While the state has made significant strides in recent years to criminalize the practice, these efforts face opposition by religious political parties. One of such opponents is the Jamiat Ulema-e-Islam-Fazl (JUI-F) led by Maulana Fazlur Rehman, who vehemently oppose these laws as contrary to Islamic Sharia.
According to recent data, approximately 18% of girls in Pakistan are married before the age of 18, with nearly 4% married before the age of 15. Pakistan has the sixth-highest number of absolute child brides in the world. The consequences are devastating: early pregnancies leading to high maternal and infant mortality rates, a cessation of education, and a lifetime of economic dependency and vulnerability to domestic violence.
For decades, the country relied on the colonial-era Child Marriage Restraint Act of 1929, which set the marriageable age at 16 for girls and 18 for boys. The penalties were weak (a trivial fine and a month of imprisonment), and the marriage itself remained valid even if the law was broken.
Sindh became the first province to challenge the status quo by passing the Sindh Child Marriage Restraint Act, 2013. This landmark law raised the minimum marriage age to 18 for both boys and girls, making child marriage a cognizable and non-bailable offense.
The Punjab government passed the Punjab Marriage Restraint (Amendment) Act 2015. While it significantly increased penalties (fines up to PKR50,000 and six months imprisonment), it failed to raise the minimum age for girls, leaving it at 16.
In a major victory for rights activists, the Islamabad Capital Territory Child Marriage Restraint Act 2025 was recently enacted, raising the marriage age to 18 for both sexes in the capital. Following suit, Balochistan also passed legislation in late 2025 raising the age to 18, marking a historic shift in a socially conservative province.

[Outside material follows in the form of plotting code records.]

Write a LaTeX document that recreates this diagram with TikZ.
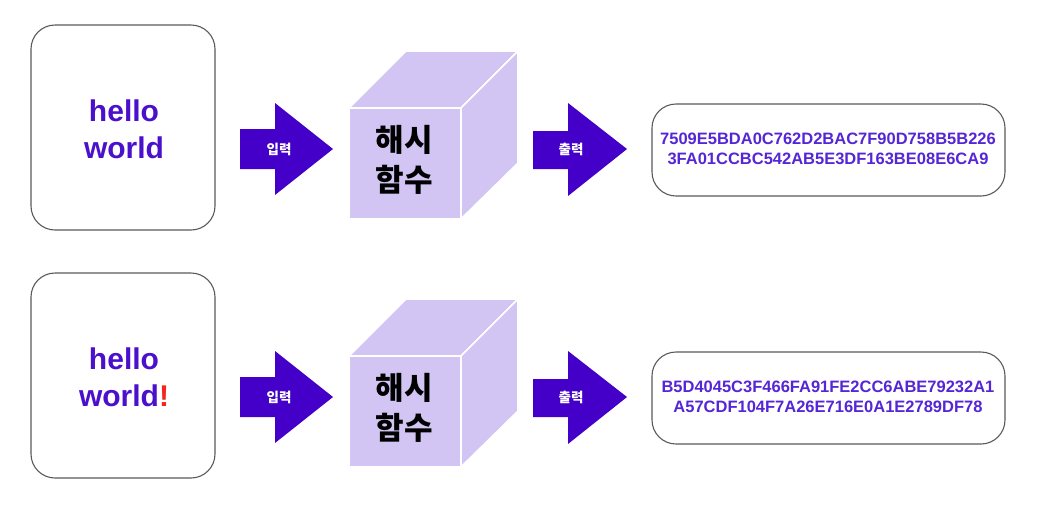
\documentclass[tikz,border=0pt]{standalone}
\usepackage{fontspec}
\setmainfont{Liberation Sans}
\newfontfamily\kr{Noto Sans CJK KR}
\definecolor{arrowpurple}{HTML}{4400C8}
\definecolor{txtpurple}{HTML}{4A10CC}
\definecolor{hashpurple}{HTML}{5526D6}
\definecolor{cubefill}{HTML}{D2C5F4}
\definecolor{boxline}{HTML}{5A5A5A}
\definecolor{bangred}{HTML}{F5261E}
\tikzset{
  roundbox/.style={draw=boxline, line width=1.1pt, fill=white, rounded corners=24pt},
  bigtxt/.style={text=txtpurple, font=\fontsize{30}{37}\selectfont\bfseries, align=center},
  hashtxt/.style={text=hashpurple, font=\fontsize{16.5}{20}\selectfont\bfseries, align=center},
  cubeface/.style={fill=cubefill, draw=white, line width=1.6pt, line join=miter},
  cubetxt/.style={text=black, font=\kr\fontsize{31}{40}\selectfont\bfseries, align=center},
  fatarrow/.style={fill=arrowpurple, draw=none},
  arrowlbl/.style={text=white, font=\kr\fontsize{13.5}{15}\selectfont\bfseries},
}
\begin{document}
\begin{tikzpicture}[x=1pt,y=-1pt]
\useasboundingbox (0,0) rectangle (1047,504);
\fill[white] (0,0) rectangle (1047,504);
\foreach \r/\dy/\hashA/\hashB/\bang in {1/0/7509E5BDA0C762D2BAC7F90D758B5B226/3FA01CCBC542AB5E3DF163BE08E6CA9/,
  2/248/B5D4045C3F466FA91FE2CC6ABE79232A1/A57CDF104F7A26E716E0A1E2789DF78/{\textcolor{bangred}{!}}}{
  \begin{scope}[yshift=-\dy pt]
    % input box
    \draw[roundbox] (31,25) rectangle (215,230);
    \node[bigtxt] (in\r) at (124,129) {hello\\world\bang};
    % input arrow
    \fill[fatarrow] (240,129) -- (275,129) -- (275,103) -- (333,149) -- (275,195) -- (275,169) -- (240,169) -- cycle;
    \node[arrowlbl] (inlbl\r) at (279,149) {입력};
    % cube
    \draw[cubeface] (349,108) -- (406,51) -- (518,51) -- (461,108) -- cycle;
    \draw[cubeface] (461,108) -- (518,51) -- (518,163) -- (461,219) -- cycle;
    \draw[cubeface] (349,108) rectangle (461,219);
    \node[cubetxt] (hash\r) at (404,160) {해시\\함수};
    % output arrow
    \fill[fatarrow] (533,131) -- (568,131) -- (568,103) -- (627,149) -- (568,196) -- (568,169) -- (533,169) -- cycle;
    \node[arrowlbl] (outlbl\r) at (571,149) {출력};
    % output box
    \draw[roundbox] (652,104) rectangle (1005,196);
    \node[hashtxt] (out\r) at (828,149) {\hashA\\\hashB};
  \end{scope}
}
\end{tikzpicture}
\end{document}
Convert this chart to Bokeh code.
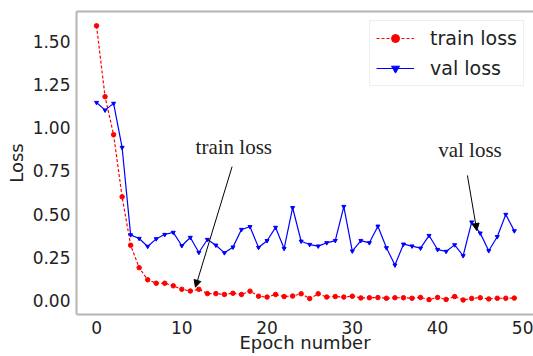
from bokeh.plotting import figure
from bokeh.models import Range1d, FixedTicker, Arrow, NormalHead, Label, Legend, LinearAxis
from bokeh.embed import file_html
from bokeh.resources import INLINE

epochs = list(range(50))
train_loss = [1.59, 1.18, 0.96, 0.60, 0.32, 0.19, 0.12, 0.10, 0.10, 0.085,
              0.065, 0.055, 0.065, 0.04, 0.04, 0.035, 0.042, 0.035, 0.054, 0.025,
              0.02, 0.035, 0.023, 0.026, 0.039, 0.011, 0.039, 0.02, 0.023, 0.02,
              0.025, 0.015, 0.016, 0.017, 0.013, 0.016, 0.016, 0.013, 0.018, 0.005,
              0.018, 0.006, 0.023, 0.003, 0.012, 0.016, 0.009, 0.013, 0.013, 0.014]
val_loss = [1.146, 1.102, 1.141, 0.886, 0.38, 0.359, 0.313, 0.357, 0.382, 0.394,
            0.317, 0.365, 0.278, 0.353, 0.32, 0.276, 0.309, 0.411, 0.427, 0.307,
            0.346, 0.423, 0.301, 0.537, 0.343, 0.324, 0.315, 0.334, 0.347, 0.544,
            0.286, 0.347, 0.334, 0.43, 0.305, 0.205, 0.326, 0.315, 0.303, 0.376,
            0.295, 0.284, 0.322, 0.259, 0.454, 0.39, 0.288, 0.369, 0.498, 0.403]
x_ticks = [0, 10, 20, 30, 40, 50]
y_ticks = [0.0, 0.25, 0.5, 0.75, 1.0, 1.25, 1.5]

SPINE = "#b5b5b5"
p = figure(width=533, height=356, output_backend="svg", toolbar_location=None,
           x_range=Range1d(-2.35, 51.25), y_range=Range1d(-0.081, 1.673),
           min_border_left=76, min_border_right=0, min_border_top=11, min_border_bottom=42)
p.background_fill_color = "white"
p.border_fill_color = "white"
p.outline_line_color = None
p.xgrid.visible = False
p.ygrid.visible = False

xax = p.xaxis[0]
yax = p.yaxis[0]
for ax in (xax, yax):
    ax.axis_line_color = SPINE
    ax.axis_line_width = 2
    ax.major_tick_line_color = None
    ax.minor_tick_line_color = None
    ax.major_tick_out = 0
    ax.major_tick_in = 0
    ax.minor_tick_out = 0
    ax.minor_tick_in = 0
    ax.major_label_text_font = "DejaVu Sans"
    ax.major_label_text_font_size = "17px"
    ax.major_label_text_color = "#222222"
    ax.axis_label_text_font = "DejaVu Sans"
    ax.axis_label_text_font_size = "18px"
    ax.axis_label_text_font_style = "normal"
    ax.axis_label_text_color = "#222222"
    ax.major_label_standoff = 6

xax.ticker = FixedTicker(ticks=x_ticks)
yax.ticker = FixedTicker(ticks=y_ticks)
yax.major_label_overrides = {t: f"{t:.2f}" for t in y_ticks}
xax.axis_label = "Epoch number"
yax.axis_label = "Loss"
xax.axis_label_standoff = -5
yax.axis_label_standoff = 3

top_axis = LinearAxis(axis_line_color=SPINE, axis_line_width=2,
                      major_tick_line_color=None, minor_tick_line_color=None,
                      major_tick_out=0, major_tick_in=0, minor_tick_out=0, minor_tick_in=0,
                      major_label_standoff=0, ticker=FixedTicker(ticks=[]))
p.add_layout(top_axis, "above")

r1 = p.line(epochs, train_loss, line_color="#ff0000", line_width=1.2, line_dash="3 2")
r1m = p.scatter(epochs, train_loss, marker="circle", size=4.5, fill_color="#ff0000", line_color="#ff0000")
r2 = p.line(epochs, val_loss, line_color="#0000ff", line_width=1.2)
r2m = p.scatter(epochs, val_loss, marker="inverted_triangle", size=4, fill_color="#0000ff", line_color="#0000ff")

legend = Legend(items=[("train loss", [r1, r1m]), ("val loss", [r2, r2m])], location="top_right")
legend.label_text_font = "DejaVu Sans"
legend.label_text_font_size = "19px"
legend.label_text_color = "#222222"
legend.border_line_color = "#dddddd"
legend.border_line_width = 1
legend.margin = 9
legend.padding = 6
legend.spacing = 8
legend.glyph_width = 38
legend.glyph_height = 20
legend.label_standoff = 16
legend.label_height = 20
p.add_layout(legend)

p.add_layout(Arrow(end=NormalHead(size=7, fill_color="black", line_color="black"),
                   x_start=15.9, y_start=0.775, x_end=11.6, y_end=0.077,
                   line_color="black", line_width=1))
p.add_layout(Arrow(end=NormalHead(size=7, fill_color="black", line_color="black"),
                   x_start=43.5, y_start=0.724, x_end=44.6, y_end=0.405,
                   line_color="black", line_width=1))
p.add_layout(Label(x=16.1, y=0.886, text="train loss", text_font="Liberation Serif",
                   text_font_size="21px", text_align="center", text_baseline="middle",
                   text_color="#222222"))
p.add_layout(Label(x=43.8, y=0.874, text="val loss", text_font="Liberation Serif",
                   text_font_size="21px", text_align="center", text_baseline="middle",
                   text_color="#222222"))

open("out.html", "w").write(file_html(p, INLINE))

While the state moves toward protection, religious political parties have consistently acted as the primary roadblock. The opposition is led principally by the Jamiat Ulema-e-Islam (JUI-F) and its chief, Maulana Fazlur Rehman. Their resistance is not merely political but ideological, rooted in a specific interpretation of Islamic jurisprudence.
Maulana Fazlur Rehman and his party maintain that setting a minimum age for marriage is “un-Islamic” and a violation of Sharia. They argue that in Islam, the eligibility for marriage is determined by puberty, not a numerical age enacted by the parliament. Therefore, once a girl reaches puberty, she is eligible for marriage, regardless of whether she is 18 or younger.
Fazlur Rehman has frequently characterized child marriage prevention laws as a “Western agenda” aimed at destroying the Muslim family system and promoting “vulgarity”.
The JUI-F often cites rulings by the Council of Islamic Ideology (CII), a constitutional body that advises the legislature on Sharia. The CII has declared that restricting marriage age is un-Islamic, though they have recently softened their stance to say the government can set an age for administrative purposes—a nuance the hardliners often ignore.
The JUI-F has moved beyond rhetoric to actively sabotage legislation. Immediately following the passage of the Islamabad Capital Territory Child Marriage Restraint Act in May 2025, Maulana Fazlur Rehman publicly rejected the law. He termed it a war against Islamic values and announced nationwide protest rallies to pressure the government into retraction.
During legislative sessions in both the National Assembly and provincial assemblies, JUI-F lawmakers have been observed tearing up copies of child marriage bills, shouting slogans, and causing physical commotion to prevent voting.
For years, senators affiliated with JUI-F and Jamaat-e-Islami effectively killed private member bills seeking to raise the marriage age by referring them endlessly to standing committees or the CII, where they would languish and die.
The religious opposition’s stance suffered a significant legal blow in 2023-2024 when the Federal Shariat Court (FSC), the highest Islamic court in the country, ruled that setting a minimum age for marriage is not un-Islamic. The court reasoned that an Islamic state has the right to legislate for the well-being of its citizens.
Despite this ruling, Maulana Fazlur Rehman and his supporters continue to oppose the laws politically, ignoring the FSC’s judgment in favor of their traditionalist interpretations.
The fight against child marriage in Pakistan is a conflict between two visions of the future. On one side stands the state and civil society, armed with data and a desire to protect children from physical and economic harm. On the other stands a powerful religious lobby, who view these protections as an encroachment on religious liberty.
While the passage of the 2025 laws in Islamabad proves that the state is finally finding the political will to defy this pressure, and the religious groups will continue to agitate, the fundamental issue that will haunt the country is the strict enforcement of these laws to protect the childhood of girls.